I know. I just don't know if I can do it forever. We shared almost everything. Attached at the hip since high school. Went through so much. Stuck with her through depression, cutting, suicide attempts. I lost a partner but I don't want to lose a friend forever.

I'm going a year NC and then seeing how I feel, I guess.

How long was that period of time? Because I don’t think it’s worth it if that period of time is 10 years, but it might be worth it if it’s like 2-3 years or something.
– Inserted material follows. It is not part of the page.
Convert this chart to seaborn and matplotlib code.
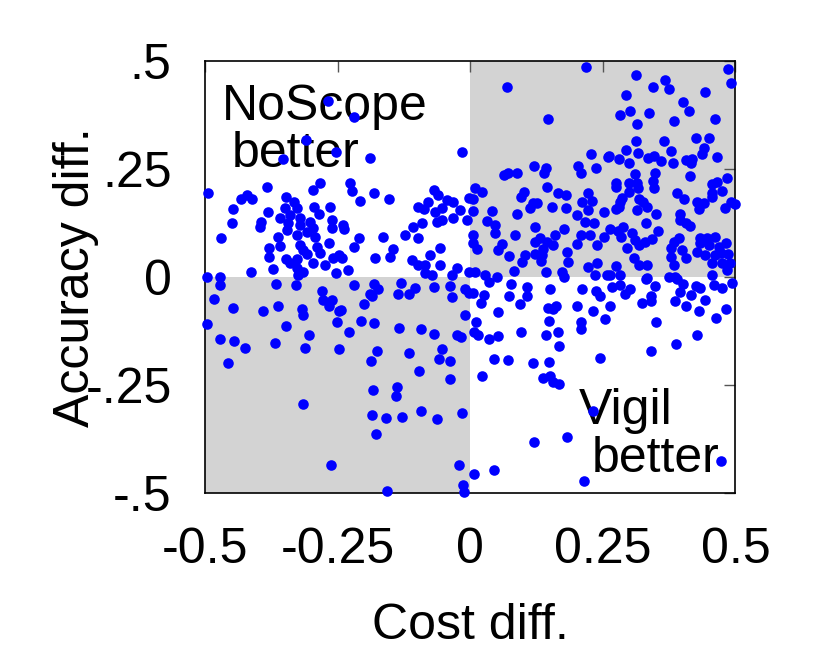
import matplotlib
matplotlib.use("Agg")
import matplotlib.pyplot as plt
from matplotlib.patches import Rectangle
import seaborn as sns
import pandas as pd

# (cost diff, accuracy diff) pairs

# upper left, x < -0.25
pts_ul_far = [(-0.268, 0.408), (-0.309, 0.317), (-0.353, 0.273), (-0.253, 0.290), (-0.494, 0.194),
              (-0.284, 0.217), (-0.296, 0.201), (-0.384, 0.208), (-0.433, 0.181), (-0.420, 0.190),
              (-0.412, 0.181), (-0.448, 0.157), (-0.347, 0.186), (-0.332, 0.174), (-0.349, 0.159),
              (-0.327, 0.159), (-0.381, 0.150), (-0.358, 0.136), (-0.340, 0.144), (-0.321, 0.136),
              (-0.294, 0.163), (-0.286, 0.146), (-0.264, 0.163), (-0.394, 0.128), (-0.396, 0.116),
              (-0.450, 0.124), (-0.343, 0.124), (-0.321, 0.120), (-0.302, 0.128), (-0.261, 0.132),
              (-0.346, 0.109), (-0.327, 0.097), (-0.308, 0.105), (-0.296, 0.113), (-0.292, 0.093),
              (-0.261, 0.113), (-0.470, 0.091), (-0.362, 0.093), (-0.358, 0.072), (-0.379, 0.068),
              (-0.321, 0.074), (-0.315, 0.063), (-0.308, 0.053), (-0.289, 0.070), (-0.267, 0.078),
              (-0.283, 0.055), (-0.379, 0.047), (-0.347, 0.042), (-0.327, 0.042), (-0.340, 0.032),
              (-0.296, 0.032), (-0.274, 0.028), (-0.259, 0.043), (-0.371, 0.018), (-0.327, 0.022),
              (-0.315, 0.012), (-0.413, 0.012), (-0.497, 0.001), (-0.472, 0.001), (-0.324, 0.005),
              (-0.253, 0.009)]

# upper left, -0.25 < x < 0
pts_ul_near = [(-0.220, 0.371), (-0.189, 0.276), (-0.016, 0.290), (-0.226, 0.217), (-0.223, 0.199),
               (-0.208, 0.176), (-0.182, 0.194), (-0.154, 0.181), (-0.069, 0.201), (-0.060, 0.190),
               (-0.099, 0.163), (-0.079, 0.174), (-0.088, 0.157), (-0.066, 0.151), (-0.044, 0.178),
               (-0.032, 0.174), (-0.053, 0.159), (-0.019, 0.155), (-0.032, 0.136), (-0.006, 0.132),
               (-0.003, 0.182), (-0.063, 0.128), (-0.053, 0.132), (-0.239, 0.120), (-0.237, 0.111),
               (-0.090, 0.124), (-0.108, 0.116), (-0.123, 0.097), (-0.099, 0.091), (-0.164, 0.093),
               (-0.209, 0.090), (-0.220, 0.070), (-0.248, 0.051), (-0.242, 0.043), (-0.145, 0.064),
               (-0.151, 0.047), (-0.179, 0.045), (-0.057, 0.068), (-0.075, 0.051), (-0.110, 0.039),
               (-0.098, 0.028), (-0.085, 0.029), (-0.057, 0.029), (-0.025, 0.020), (-0.003, 0.012),
               (-0.085, 0.009), (-0.072, 0.005), (-0.035, 0.005), (-0.230, 0.016)]

# upper right, 0 < x < 0.25
pts_ur_near = [(0.219, 0.485), (0.070, 0.439), (0.147, 0.365), (0.228, 0.285), (0.259, 0.278),
               (0.121, 0.257), (0.142, 0.253), (0.140, 0.241), (0.063, 0.236), (0.072, 0.240),
               (0.088, 0.240), (0.204, 0.257), (0.209, 0.240), (0.238, 0.253), (0.009, 0.207),
               (0.022, 0.197), (0.005, 0.181), (0.145, 0.209), (0.101, 0.197), (0.096, 0.186),
               (0.165, 0.195), (0.181, 0.190), (0.223, 0.195), (0.119, 0.171), (0.126, 0.172),
               (0.113, 0.159), (0.154, 0.161), (0.181, 0.159), (0.211, 0.174), (0.230, 0.177),
               (0.005, 0.153), (0.041, 0.153), (0.088, 0.146), (0.201, 0.144), (0.252, 0.150),
               (0.223, 0.155), (0.032, 0.130), (0.047, 0.120), (0.217, 0.128), (0.233, 0.124),
               (0.047, 0.101), (0.123, 0.115), (0.176, 0.111), (0.160, 0.097), (0.085, 0.097),
               (0.208, 0.097), (0.226, 0.097), (0.252, 0.093), (0.006, 0.097), (0.006, 0.078),
               (0.013, 0.066), (0.060, 0.076), (0.053, 0.063), (0.132, 0.091), (0.145, 0.082),
               (0.123, 0.080), (0.157, 0.074), (0.138, 0.066), (0.123, 0.053), (0.135, 0.051),
               (0.104, 0.051), (0.098, 0.035), (0.074, 0.049), (0.201, 0.076), (0.239, 0.074),
               (0.182, 0.059), (0.185, 0.035), (0.133, 0.037), (0.223, 0.024), (0.239, 0.032),
               (0.236, 0.005), (0.258, 0.005), (0.082, 0.014), (0.143, 0.011), (0.173, 0.012),
               (0.176, 0.001), (0.009, 0.012), (0.028, 0.005), (0.050, 0.001)]

# upper right, x > 0.25
pts_ur_far = [(0.486, 0.481), (0.491, 0.450), (0.313, 0.468), (0.368, 0.456), (0.374, 0.434),
              (0.344, 0.439), (0.443, 0.429), (0.294, 0.421), (0.402, 0.406), (0.412, 0.385),
              (0.302, 0.383), (0.283, 0.375), (0.338, 0.380), (0.315, 0.353), (0.384, 0.362),
              (0.461, 0.366), (0.425, 0.321), (0.450, 0.321), (0.313, 0.315), (0.365, 0.315),
              (0.440, 0.298), (0.437, 0.284), (0.294, 0.294), (0.316, 0.286), (0.379, 0.292),
              (0.465, 0.278), (0.261, 0.280), (0.281, 0.272), (0.300, 0.263), (0.335, 0.275),
              (0.346, 0.280), (0.360, 0.269), (0.382, 0.263), (0.406, 0.271), (0.418, 0.273),
              (0.417, 0.263), (0.415, 0.234), (0.310, 0.238), (0.348, 0.240), (0.345, 0.222),
              (0.346, 0.205), (0.275, 0.218), (0.275, 0.209), (0.300, 0.217), (0.315, 0.217),
              (0.316, 0.205), (0.484, 0.230), (0.455, 0.215), (0.465, 0.221), (0.475, 0.199),
              (0.455, 0.186), (0.456, 0.194), (0.390, 0.195), (0.404, 0.180), (0.299, 0.196),
              (0.286, 0.184), (0.283, 0.174), (0.280, 0.163), (0.318, 0.180), (0.325, 0.174),
              (0.274, 0.157), (0.315, 0.155), (0.333, 0.163), (0.350, 0.147), (0.428, 0.174),
              (0.440, 0.171), (0.432, 0.157), (0.481, 0.159), (0.491, 0.174), (0.500, 0.169),
              (0.396, 0.147), (0.396, 0.132), (0.406, 0.124), (0.415, 0.119), (0.332, 0.124),
              (0.355, 0.107), (0.264, 0.111), (0.279, 0.107), (0.289, 0.116), (0.285, 0.093),
              (0.305, 0.101), (0.311, 0.086), (0.318, 0.074), (0.329, 0.082), (0.343, 0.087),
              (0.296, 0.068), (0.394, 0.091), (0.384, 0.082), (0.379, 0.068), (0.399, 0.063),
              (0.407, 0.043), (0.379, 0.047), (0.384, 0.028), (0.434, 0.091), (0.447, 0.090),
              (0.462, 0.093), (0.434, 0.078), (0.450, 0.074), (0.469, 0.070), (0.482, 0.078),
              (0.428, 0.059), (0.443, 0.051), (0.462, 0.051), (0.472, 0.055), (0.487, 0.053),
              (0.456, 0.032), (0.475, 0.032), (0.489, 0.032), (0.484, 0.016), (0.308, 0.043),
              (0.318, 0.028), (0.333, 0.028), (0.274, 0.025), (0.264, 0.005), (0.283, 0.005),
              (0.333, -0.002), (0.374, 0.001), (0.387, 0.001), (0.456, 0.005)]

# lower left, x < -0.25
pts_ll_far = [(-0.472, -0.019), (-0.483, -0.050), (-0.448, -0.072), (-0.390, -0.079), (-0.362, -0.066),
              (-0.367, -0.016), (-0.328, -0.019), (-0.318, -0.073), (-0.315, -0.087), (-0.280, -0.033),
              (-0.277, -0.054), (-0.267, -0.066), (-0.261, -0.052), (-0.248, -0.079), (-0.251, -0.104),
              (-0.496, -0.109), (-0.348, -0.113), (-0.303, -0.135), (-0.472, -0.144), (-0.445, -0.148),
              (-0.425, -0.164), (-0.368, -0.153), (-0.311, -0.164), (-0.248, -0.166), (-0.457, -0.198),
              (-0.316, -0.293), (-0.262, -0.434)]

# lower left, -0.25 < x < 0
pts_ll_near = [(-0.219, -0.019), (-0.181, -0.016), (-0.174, -0.028), (-0.189, -0.039), (-0.185, -0.044),
               (-0.200, -0.062), (-0.131, -0.014), (-0.136, -0.040), (-0.115, -0.040), (-0.104, -0.025),
               (-0.069, -0.023), (-0.038, -0.021), (-0.035, -0.046), (-0.009, -0.028), (-0.003, -0.036),
               (-0.243, -0.077), (-0.206, -0.102), (-0.181, -0.106), (-0.228, -0.127), (-0.135, -0.118),
               (-0.093, -0.120), (-0.068, -0.131), (-0.024, -0.135), (-0.018, -0.139), (-0.009, -0.087),
               (-0.175, -0.170), (-0.187, -0.194), (-0.115, -0.175), (-0.053, -0.167), (-0.058, -0.189),
               (-0.039, -0.194), (-0.096, -0.218), (-0.039, -0.235), (-0.184, -0.261), (-0.138, -0.255),
               (-0.140, -0.276), (-0.185, -0.320), (-0.158, -0.326), (-0.128, -0.324), (-0.093, -0.309),
               (-0.063, -0.328), (-0.015, -0.314), (-0.177, -0.363), (-0.022, -0.434), (-0.013, -0.482),
               (-0.011, -0.498), (-0.156, -0.496)]

# lower right, 0 < x < 0.25
pts_lr_near = [(0.077, -0.017), (0.108, -0.023), (0.150, -0.027), (0.211, -0.027), (0.238, -0.032),
               (0.245, -0.044), (0.005, -0.036), (0.026, -0.042), (0.021, -0.059), (0.074, -0.044),
               (0.107, -0.044), (0.094, -0.062), (0.052, -0.081), (0.146, -0.072), (0.162, -0.067),
               (0.157, -0.075), (0.202, -0.066), (0.231, -0.079), (0.255, -0.097), (0.011, -0.103),
               (0.008, -0.127), (0.014, -0.135), (0.036, -0.144), (0.053, -0.137), (0.096, -0.126),
               (0.149, -0.102), (0.142, -0.134), (0.165, -0.127), (0.167, -0.160), (0.209, -0.104),
               (0.209, -0.121), (0.045, -0.189), (0.072, -0.191), (0.118, -0.198), (0.149, -0.197),
               (0.022, -0.228), (0.138, -0.234), (0.151, -0.228), (0.156, -0.243), (0.168, -0.247),
               (0.245, -0.187), (0.232, -0.309), (0.121, -0.382), (0.182, -0.370), (0.008, -0.455),
               (0.045, -0.447), (0.214, -0.471), (0.036, -0.012)]

# lower right, x > 0.25
pts_lr_far = [(0.283, -0.019), (0.302, -0.028), (0.267, -0.023), (0.291, -0.039), (0.264, -0.066),
              (0.332, -0.004), (0.349, -0.021), (0.340, -0.044), (0.340, -0.056), (0.323, -0.059),
              (0.390, -0.004), (0.402, -0.016), (0.396, -0.035), (0.417, -0.041), (0.426, -0.021),
              (0.434, -0.025), (0.387, -0.056), (0.407, -0.066), (0.443, -0.052), (0.431, -0.079),
              (0.459, -0.018), (0.474, -0.025), (0.494, -0.014), (0.482, -0.075), (0.464, -0.095),
              (0.351, -0.104), (0.428, -0.134), (0.388, -0.154), (0.340, -0.172), (0.472, -0.426)]

x_ticks = [-0.5, -0.25, 0, 0.25, 0.5]
x_labels = ["-0.5", "-0.25", "0", "0.25", "0.5"]
y_ticks = [-0.5, -0.25, 0, 0.25, 0.5]
y_labels = ["-.5", "-.25", "0", ".25", ".5"]

all_pts = (pts_ul_far + pts_ul_near + pts_ur_near + pts_ur_far
           + pts_ll_far + pts_ll_near + pts_lr_near + pts_lr_far)
df = pd.DataFrame(all_pts, columns=["cost", "acc"])

sns.set_style("white")
plt.rcParams['font.family'] = ['Liberation Sans', 'DejaVu Sans']
plt.rcParams['text.color'] = 'black'
plt.rcParams['axes.labelcolor'] = 'black'
plt.rcParams['xtick.color'] = 'black'
plt.rcParams['ytick.color'] = 'black'

fig = plt.figure(figsize=(8.3, 6.62), dpi=100)
ax = fig.add_axes([0.247, 0.255, 0.639, 0.653])

# grey quadrants where one system wins on both counts
ax.add_patch(Rectangle((0, 0), 0.5, 0.5, facecolor="#d3d3d3", edgecolor="none", zorder=0))
ax.add_patch(Rectangle((-0.5, -0.5), 0.5, 0.5, facecolor="#d3d3d3", edgecolor="none", zorder=0))

sns.scatterplot(data=df, x="cost", y="acc", ax=ax, color="#0000ff", s=58,
                linewidth=0, clip_on=False, zorder=3, legend=False)

ax.set_xlim(-0.5, 0.5)
ax.set_ylim(-0.5, 0.5)
ax.set_xticks(x_ticks)
ax.set_xticklabels(x_labels)
ax.set_yticks(y_ticks)
ax.set_yticklabels(y_labels)
ax.tick_params(direction="in", length=8, width=1, top=True, right=True,
               labelsize=36, pad=24, color="#555555")
for sp in ax.spines.values():
    sp.set_linewidth(1.2)
    sp.set_color("black")
    sp.set_zorder(2)

ax.set_xlabel("Cost diff.", fontsize=36)
ax.set_ylabel("Accuracy diff.", fontsize=36)
ax.xaxis.set_label_coords(0.5, -0.255)
ax.yaxis.set_label_coords(-0.2, 0.5)

ax.text(-0.468, 0.363, "NoScope", fontsize=36, va="baseline", ha="left", zorder=2.5)
ax.text(-0.449, 0.255, "better", fontsize=36, va="baseline", ha="left", zorder=2.5)
ax.text(0.204, -0.340, "Vigil", fontsize=36, va="baseline", ha="left", zorder=2.5)
ax.text(0.229, -0.451, "better", fontsize=36, va="baseline", ha="left", zorder=2.5)

fig.savefig("out.png", dpi=100, facecolor="white")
oops, I meant s/o. im tired

You poor bastard. You're just setting yourself up for massive heartbreak down the road. You can tell yourself all that bullshit about not losing a friend, but none of that will save you having to see or hear about how she's so happy with the other dude that's fucking her brains out daily. Trust me on this. No amount of time will make that okay to go back to. You have to move on and meet new people, make new friends, fuck new women. May God have mercy on your soul if you don't

My gf broke up with me because she wanted to go back to her ex. She wanted to stay friends and then acted upset when I didn't. I don't know how you can be so sociopathic that you can't understand why the person whose heart you shattered doesn't want anything to do with you.